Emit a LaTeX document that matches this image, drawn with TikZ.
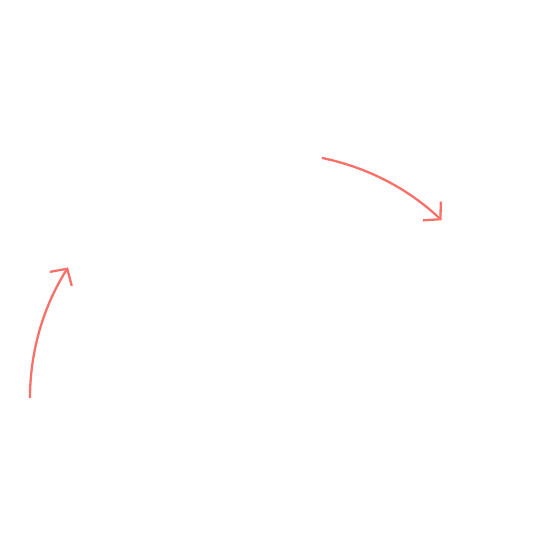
\documentclass[tikz,border=0pt]{standalone}
\usepackage{tikz}
\usetikzlibrary{arrows.meta,calc}
\definecolor{arrowred}{RGB}{248,112,104}
\definecolor{ghost}{RGB}{254,246,246}

\begin{document}
\begin{tikzpicture}[
  dot/.style={circle,minimum size=2.9mm,inner sep=0pt,draw=ghost,densely dotted,line width=0.2pt},
  turn/.style={-{Straight Barb[length=1.2mm,width=2.6mm]},draw=arrowred,line width=0.65pt}]
  \useasboundingbox (0,0) rectangle (5.51,5.51);
  \def\R{2.45}\def\ra{2.43}
  \coordinate (O) at (2.73,1.53);
  % ring of faint markers, every ten degrees
  \foreach \i in {0,...,18}
    \node[dot] (m\i) at ($(O)+(\i*10:\R)$) {};
  % first turn
  \coordinate (s1) at ($(O)+(180:\ra)$);
  \draw[turn] (s1) arc (180:147.5:\ra) coordinate (e1);
  % second turn
  \coordinate (s2) at ($(O)+(78.5:\ra+0.02)$);
  \draw[turn] (s2) arc (78.5:46.5:\ra+0.02) coordinate (e2);
\end{tikzpicture}
\end{document}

===

Task brief ->
Copy the material shown above in full and exactly. Skip the pictures.

Solution ->
Emit a LaTeX document that matches this image, drawn with TikZ.
\documentclass[tikz,border=0pt]{standalone}
\usepackage{tikz}
\usetikzlibrary{arrows.meta,calc}
\definecolor{arrowred}{RGB}{248,112,104}
\definecolor{ghost}{RGB}{254,246,246}

\begin{document}
\begin{tikzpicture}[
  dot/.style={circle,minimum size=2.9mm,inner sep=0pt,draw=ghost,densely dotted,line width=0.2pt},
  turn/.style={-{Straight Barb[length=1.2mm,width=2.6mm]},draw=arrowred,line width=0.65pt}]
  \useasboundingbox (0,0) rectangle (5.51,5.51);
  \def\R{2.45}\def\ra{2.43}
  \coordinate (O) at (2.73,1.53);
  % ring of faint markers, every ten degrees
  \foreach \i in {0,...,18}
    \node[dot] (m\i) at ($(O)+(\i*10:\R)$) {};
  % first turn
  \coordinate (s1) at ($(O)+(180:\ra)$);
  \draw[turn] (s1) arc (180:147.5:\ra) coordinate (e1);
  % second turn
  \coordinate (s2) at ($(O)+(78.5:\ra+0.02)$);
  \draw[turn] (s2) arc (78.5:46.5:\ra+0.02) coordinate (e2);
\end{tikzpicture}
\end{document}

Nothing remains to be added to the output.